Our7Wonders said:
Clover is a legume just like alfalfa.
Figures.......
But perhaps it's not as high in calcium???
Not *just* like alfalfa.. I kinda think of it as a "poor man's alfalfa"..
Alfalfa is usually managed pretty intensively for hay, and it generally cures and bales pretty easily.. Clover?...not so much. Clover usually either comes up naturally in grass hay fields or is sown in lightly to improve the grass, and it's NOT easy to bale successfully.. Clover cures more slowly, so it's prone to mold when a bunch of it gets baled up together.. Hardly anybody manages for straight clover hay. Pure clover bales are pretty hard to come by, actually.
I got a few straight clover bales once from a guy who just happened to have had huge, contiguous patches of red clover one year in his grass hayfield. I knew what they were as soon as I saw them stacked off to the side in his hayloft, so I asked about them and he was eager to do a little show and tell.. He said he had to bale the grass around the clover and let the clover sit an extra day or something like that to fully cure, if I recall. Probably had 40-50 bales of it stacked off to the side, which he said he was saving for his cattle. He was proud of that hay, but man...they were the ugliest bales I've ever seen in my life. Seriously -- pitiful looking. Poop brown...the entire stack. Kinda floppy looking, too. Looked like somebody'd set fire to *real* hay and put it out with a hose. But since I thought they were as cool as he did, he actually grabbed one and told me to grab another, and we threw a couple in my truck.
Goats didn't leave a stem nor flowerhead behind when they were done with it, either. They *loved* it.. No mold. He did a good job baling it!
Anyway...the point is that you'll generally find a higher quantity of alfalfa in 'alfalfa mix' than you will of clover in a grass mix hay, even if there's quite a bit of clover in it. What I like is a bale that's about half timothy, maybe 20% clover, and the balance in whatever else...orchard, bluegrass, fescue, weeds, sticks, sycamore leaves, dirt clods, old baseball skins...I don't really care. I can usually tell by looking at the side, where the baler cuts it to width, to know whether or not it's what I'm looking for..
Good clover/timothy looks looks like a bunch of sharp stems sticking out with some dark brown streaks mixed in...the dark brown being clover. If its really spikey and brown-streaky like that...oh yeah...that's the good stuff.

If it's really cold, I've been known to pick through my stack until I find a bale that looks super sharp and streaky and split that one up special for the goaties.
Jeez...I'm rambling a lot.
Anyway...I don't think you're going to calcium overload anybody with clover/grass mix hay. Unless someone's intentionally managing for an inconvenient amount of clover -- which is unlikely -- I just don't think there's going to be enough clover in an average bale to be problematic in terms of milk fever.
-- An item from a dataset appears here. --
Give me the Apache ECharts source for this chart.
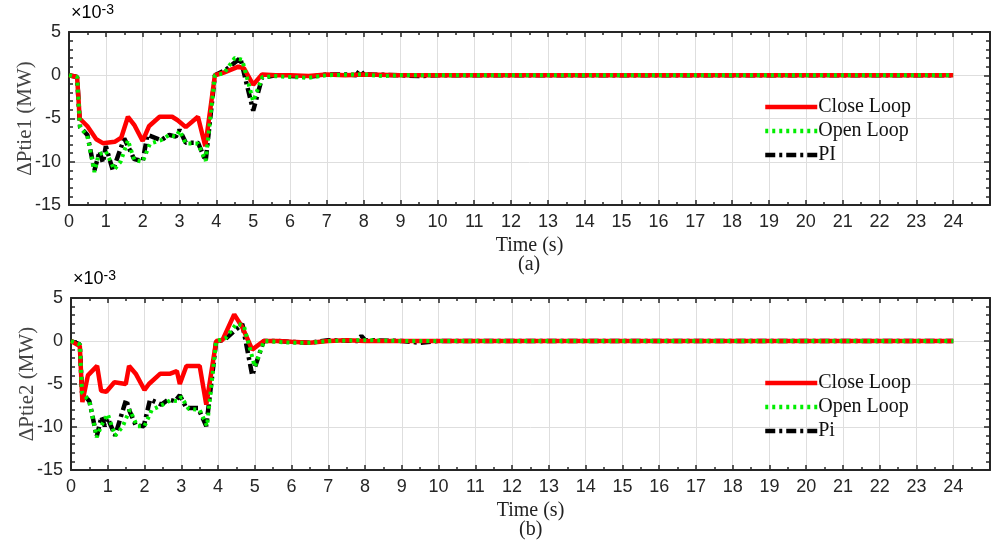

Makes me wonder how goats have made it to modern day? How did you guys ever learn how to care for goats without killing them all?
I've killed a few.
Reminds me of my mother, after I had my first baby and read EVERYTHING in print on taking care of a newborn. She told me it was a wonder any of us ever survived - she smoked throughout pregnancy, put us to sleep on our tummies, and painted our nursery with lead based paint. And I lived to tell about it..........
Lots of kids didn't, though. Lots more than today, anyhow..
The question then becomes...where, in all this research, do you hit the point of diminishing returns? I mean, if a person could read 10% of what's out there and gain an understanding of, say, 90% of what they *really need* to understand, is it really worth reading the other 90% to gain an understanding of that final 10%?
Probably not.
If I were "normal," I wouldn't, but I'm not normal...and part of my not-normalness is a gift/curse for "special interests." I enjoy this stuff, but a big part of my enjoyment is because it satisfies what some might deem to be a compulsion.